Al Nadhir
- Editor-in-chief: Salih Ashmawi
- Categories: Political magazine
- Frequency: Weekly
- Founded: 1938
- First issue: 30 May 1938
- Final issue: 16 October 1939
- Country: Egypt
- Based in: Cairo
- Language: Arabic

= Al Nadhir =

Political magazine in Egypt (1938–1939)

Al Nadhir (Arabic: The Warner) was an Arabic language weekly Islamic magazine which was published in Cairo, Egypt, for one year between 1938 and 1939. Its subtitle was A Political Islamic Weekly. It is known for being one of the official organs of the Muslim Brotherhood for which it was banned in October 1939.

==History and profile==
Al Nadhir was first published on 30 May 1938. The magazine was an organ of the Muslim Brotherhood and was launched following the closure of other Brotherhood publication, the weekly newspaper Majallat al Ikhwan al Muslimin. The license holder was Mahmoud Abu Zeid who was a member of the Brotherhood until 1939 when he left it to form another Islamic group called the Society of Mohammad's Youth. Al Nadhir was published on a weekly basis, and its editor-in-chief was Salih Ashmawi.

The contributors of Ad Nadhir included Hasan Al Banna and his brother-in-law Abdel Hakim Abdeen. In the first issue of Al Nadhir Al Banna declared in his article entitled Our Second Step that the focus of the Brotherhood had shifted from the religious, cultural and educational activities to the political activities and that they would not only talk from now on, but they would both talk and struggle and carry out practical acts. The political goals set by the Brotherhood's general guidance council were also announced in the first issue of the magazine as follows: (1) increased prestige in the eyes of its tens of thousands of members and of radical Egyptian youth in general and (2) the opening of additional channels for action by the Brotherhood's members and branches. These were the principles that guided the Brotherhood's period of the application and realization of the Islamic mission.
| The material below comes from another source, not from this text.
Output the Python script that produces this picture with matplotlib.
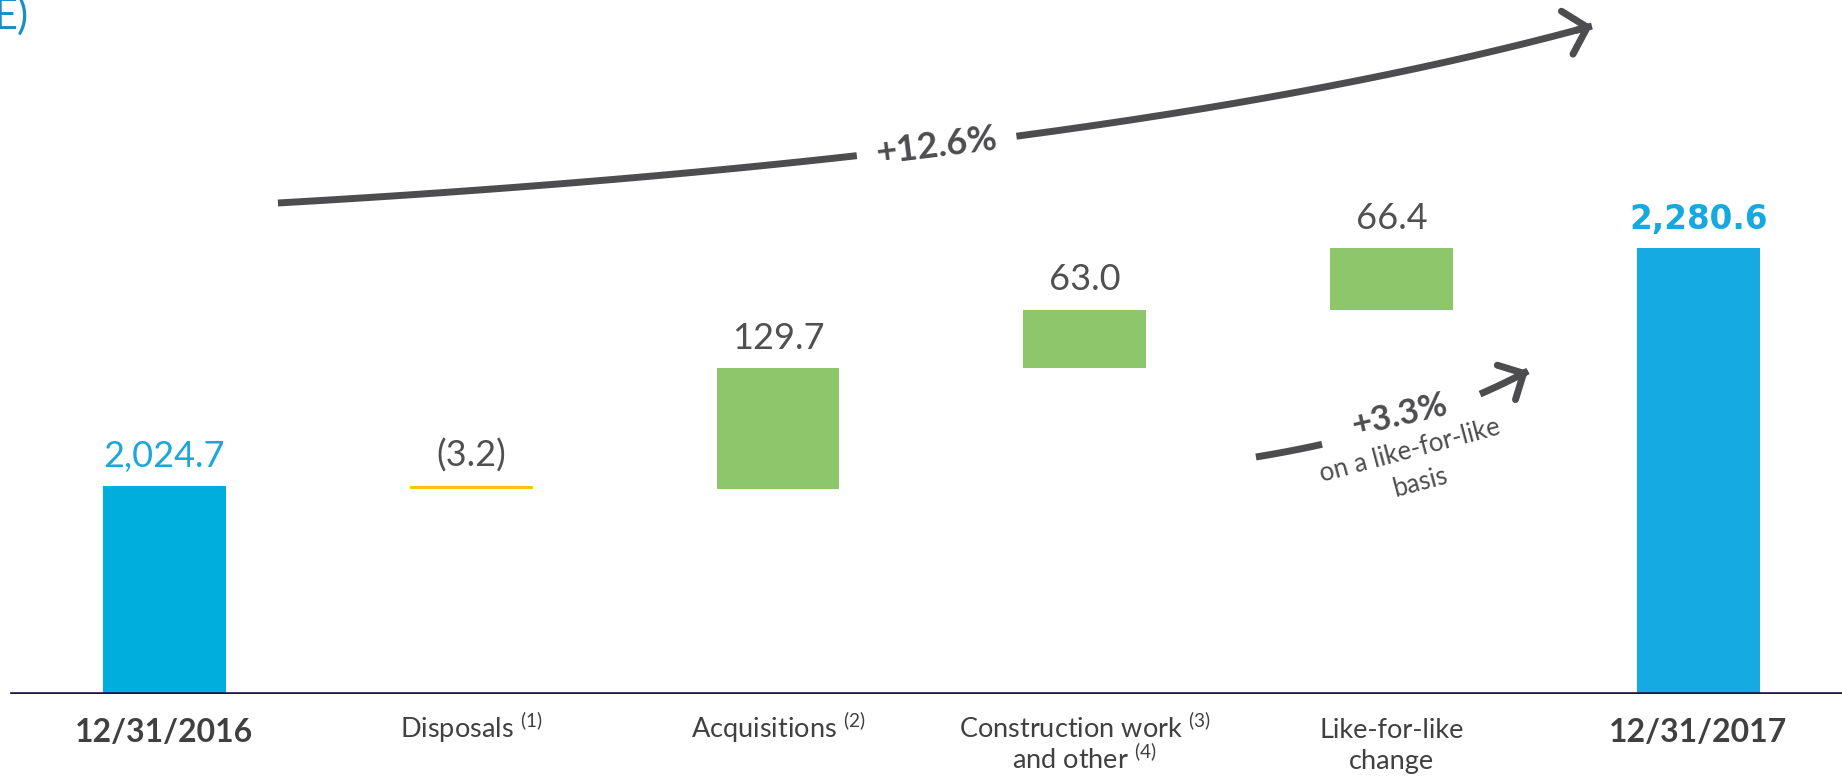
import matplotlib.pyplot as plt
import numpy as np
from matplotlib.transforms import blended_transform_factory

plt.rcParams['font.family'] = ['Lato', 'DejaVu Sans']
plt.rcParams['mathtext.fontset'] = 'custom'
plt.rcParams['mathtext.rm'] = 'Lato'
plt.rcParams['mathtext.it'] = 'Lato:italic'
plt.rcParams['mathtext.bf'] = 'Lato:bold'

# data
start_value = 2024.7
end_value = 2280.6
step_values = [-3.2, 129.7, 63.0, 66.4]
value_labels = ['2,024.7', '(3.2)', '129.7', '63.0', '66.4', '2,280.6']
cat_lines = [['12/31/2016'],
             ['Disposals $^{(1)}$'],
             ['Acquisitions $^{(2)}$'],
             ['Construction work $^{(3)}$', 'and other $^{(4)}$'],
             ['Like-for-like', 'change'],
             ['12/31/2017']]
total_growth = '+12.6%'
lfl_growth = '+3.3%'
lfl_note = ['on a like-for-like', 'basis']

# colours
blue_start = '#00AEDE'
blue_end = '#15ABE2'
green = '#8DC66B'
yellow = '#FFC20E'
grey = '#4D4D4F'
text_grey = '#404040'
navy = '#1B1450'

W, H = 1842, 776
fig = plt.figure(figsize=(W / 100, H / 100), dpi=100)
ax = fig.add_axes([0, 1 - 694 / H, 1, 694 / H])
y0 = 1801
ax.set_xlim(-0.536, 5.468)
ax.set_ylim(y0, y0 + 694 / 0.93)
ax.axis('off')

# waterfall pieces
bottoms, heights, colors = [y0], [start_value - y0], [blue_start]
level = start_value
for v in step_values:
    if v < 0:
        bottoms.append(level + v)
        heights.append(-v)
        colors.append(yellow)
    else:
        bottoms.append(level)
        heights.append(v)
        colors.append(green)
    level += v
bottoms.append(y0)
heights.append(end_value - y0)
colors.append(blue_end)

x = np.arange(len(heights))
ax.bar(x, heights, bottom=bottoms, width=0.4, color=colors, zorder=2)
ax.axhline(y0, xmin=12 / W, color=navy, lw=2.6, zorder=3)

# value labels
tops = [b + h for b, h in zip(bottoms, heights)]
for i, (xi, top, lab) in enumerate(zip(x, tops, value_labels)):
    if i == 0:
        kw = dict(color='#1CA7DC', fontsize=26)
    elif i == len(x) - 1:
        kw = dict(color='#15A9E0', fontsize=23.5, fontweight='bold',
                  family=['DejaVu Sans'])
    else:
        kw = dict(color='#505050', fontsize=26)
    ax.annotate(lab, (xi, top), xytext=(0, 14), textcoords='offset points',
                ha='center', va='baseline', **kw)

# category labels under the axis
tr = blended_transform_factory(ax.transData, fig.transFigure)
for i, lines in enumerate(cat_lines):
    bold = i in (0, len(cat_lines) - 1)
    for j, line in enumerate(lines):
        if bold:
            ax.text(x[i], 1 - 742 / H, line, transform=tr, ha='center',
                    va='baseline', fontsize=23, fontweight='bold',
                    color=text_grey)
        else:
            ax.text(x[i], 1 - (738 + 31 * j) / H, line, transform=tr,
                    ha='center', va='baseline', fontsize=19.5,
                    color=text_grey)


def px2d(px, py):
    return np.array([(px - 164.5) / 306.8, y0 + (694 - py) / 0.93])


def bezier(p0, p1, p2, n=300):
    t = np.linspace(0, 1, n)[:, None]
    return (1 - t) ** 2 * p0 + 2 * t * (1 - t) * p1 + t ** 2 * p2


def gapped_arrow(p0, p1, p2, gap, hl, hw):
    pts = bezier(p0, p1, p2)
    left = pts[pts[:, 0] < gap[0]]
    right = pts[pts[:, 0] > gap[1]]
    for seg in (left, right):
        ax.plot(seg[:, 0], seg[:, 1], color=grey, lw=5,
                solid_capstyle='butt', zorder=4)
    ax.annotate('', xy=right[-1], xytext=right[-6],
                arrowprops=dict(arrowstyle=f'->,head_length={hl},head_width={hw}',
                                mutation_scale=1, color=grey, lw=5,
                                shrinkA=0, shrinkB=0,
                                capstyle='round', joinstyle='round'),
                zorder=4)


# total growth arrow
gapped_arrow(px2d(278, 203), px2d(1120, 155), px2d(1592, 26),
             ((858 - 164.5) / 306.8, (1016 - 164.5) / 306.8), 15, 16)
tx, ty = px2d(937, 146)
ax.text(tx, ty, total_growth, rotation=7, rotation_mode='anchor',
        ha='center', va='center', fontsize=26, fontweight='bold', color=grey)

# like-for-like arrow
gapped_arrow(px2d(1256, 457), px2d(1415.5, 431), px2d(1528, 371),
             ((1323 - 164.5) / 306.8, (1480 - 164.5) / 306.8), 14, 14)
tx, ty = px2d(1400, 415)
ax.text(tx, ty, lfl_growth, rotation=13, rotation_mode='anchor',
        ha='center', va='center', fontsize=25, fontweight='bold', color=grey)
for (cx, cy), line in zip([(1410, 451), (1420, 483)], lfl_note):
    tx, ty = px2d(cx, cy)
    ax.text(tx, ty, line, rotation=15, rotation_mode='anchor',
            ha='center', va='center', fontsize=18.5, color=grey)

# fragment of the slide title cut by the frame
fig.text(28 / W, 1 - 29 / H, 'E)', ha='right', va='baseline',
         fontsize=30, color='#1B8EC2')

fig.savefig('out.png', dpi=100)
Ad Nadhir frequently featured articles on the Palestine cause reflecting the views of the Muslim Brotherhood. It also covered anti-Semitic editorials and content written by Mahmoud Saleh. German Nazi dictator Adolf Hitler was called Hajj Hitler in the pages of Al Nadhir.

Al Nadhir was banned by the Egyptian government on 16 October 1939 due to its close connections with the Muslim Brotherhood. Before its closure the relationships between Salih Ashmawi and the Brotherhood leader Hasan Al Banna became strained, and Ashmawi's Brotherhood membership was denied which led to the end of Al Nadhirs function as being the mouthpiece of the group.

===Spin offs===
A publication with the same name was published by the Syrian sector of the Muslim Brotherhood in the 1970s and 1980s.